Write out the whole of the material exactly.
____
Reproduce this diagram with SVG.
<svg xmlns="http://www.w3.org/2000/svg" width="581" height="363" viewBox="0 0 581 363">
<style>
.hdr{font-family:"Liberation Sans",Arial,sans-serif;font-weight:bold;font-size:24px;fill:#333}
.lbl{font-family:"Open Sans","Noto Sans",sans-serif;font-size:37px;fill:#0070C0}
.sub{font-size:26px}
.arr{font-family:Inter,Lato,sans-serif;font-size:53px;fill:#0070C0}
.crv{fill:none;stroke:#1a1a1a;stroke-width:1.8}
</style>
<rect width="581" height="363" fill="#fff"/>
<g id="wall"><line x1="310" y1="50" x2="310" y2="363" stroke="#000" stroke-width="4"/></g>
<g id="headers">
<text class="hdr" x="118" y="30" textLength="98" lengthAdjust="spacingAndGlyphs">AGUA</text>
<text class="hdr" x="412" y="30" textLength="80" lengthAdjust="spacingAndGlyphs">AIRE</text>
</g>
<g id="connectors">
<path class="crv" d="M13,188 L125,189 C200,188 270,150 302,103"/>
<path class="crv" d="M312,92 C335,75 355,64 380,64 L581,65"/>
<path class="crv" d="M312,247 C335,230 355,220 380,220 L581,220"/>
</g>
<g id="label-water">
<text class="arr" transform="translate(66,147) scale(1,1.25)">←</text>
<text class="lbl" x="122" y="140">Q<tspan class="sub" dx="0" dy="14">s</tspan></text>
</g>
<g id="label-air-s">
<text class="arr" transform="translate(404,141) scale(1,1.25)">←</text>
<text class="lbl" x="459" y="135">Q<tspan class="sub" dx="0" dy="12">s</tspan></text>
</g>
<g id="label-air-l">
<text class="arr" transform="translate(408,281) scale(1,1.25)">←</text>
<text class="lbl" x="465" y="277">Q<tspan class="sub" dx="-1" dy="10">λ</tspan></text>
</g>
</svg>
____
# Result for this exercise
Reproduce this diagram with SVG.
<svg xmlns="http://www.w3.org/2000/svg" width="581" height="363" viewBox="0 0 581 363">
<style>
.hdr{font-family:"Liberation Sans",Arial,sans-serif;font-weight:bold;font-size:24px;fill:#333}
.lbl{font-family:"Open Sans","Noto Sans",sans-serif;font-size:37px;fill:#0070C0}
.sub{font-size:26px}
.arr{font-family:Inter,Lato,sans-serif;font-size:53px;fill:#0070C0}
.crv{fill:none;stroke:#1a1a1a;stroke-width:1.8}
</style>
<rect width="581" height="363" fill="#fff"/>
<g id="wall"><line x1="310" y1="50" x2="310" y2="363" stroke="#000" stroke-width="4"/></g>
<g id="headers">
<text class="hdr" x="118" y="30" textLength="98" lengthAdjust="spacingAndGlyphs">AGUA</text>
<text class="hdr" x="412" y="30" textLength="80" lengthAdjust="spacingAndGlyphs">AIRE</text>
</g>
<g id="connectors">
<path class="crv" d="M13,188 L125,189 C200,188 270,150 302,103"/>
<path class="crv" d="M312,92 C335,75 355,64 380,64 L581,65"/>
<path class="crv" d="M312,247 C335,230 355,220 380,220 L581,220"/>
</g>
<g id="label-water">
<text class="arr" transform="translate(66,147) scale(1,1.25)">←</text>
<text class="lbl" x="122" y="140">Q<tspan class="sub" dx="0" dy="14">s</tspan></text>
</g>
<g id="label-air-s">
<text class="arr" transform="translate(404,141) scale(1,1.25)">←</text>
<text class="lbl" x="459" y="135">Q<tspan class="sub" dx="0" dy="12">s</tspan></text>
</g>
<g id="label-air-l">
<text class="arr" transform="translate(408,281) scale(1,1.25)">←</text>
<text class="lbl" x="465" y="277">Q<tspan class="sub" dx="-1" dy="10">λ</tspan></text>
</g>
</svg>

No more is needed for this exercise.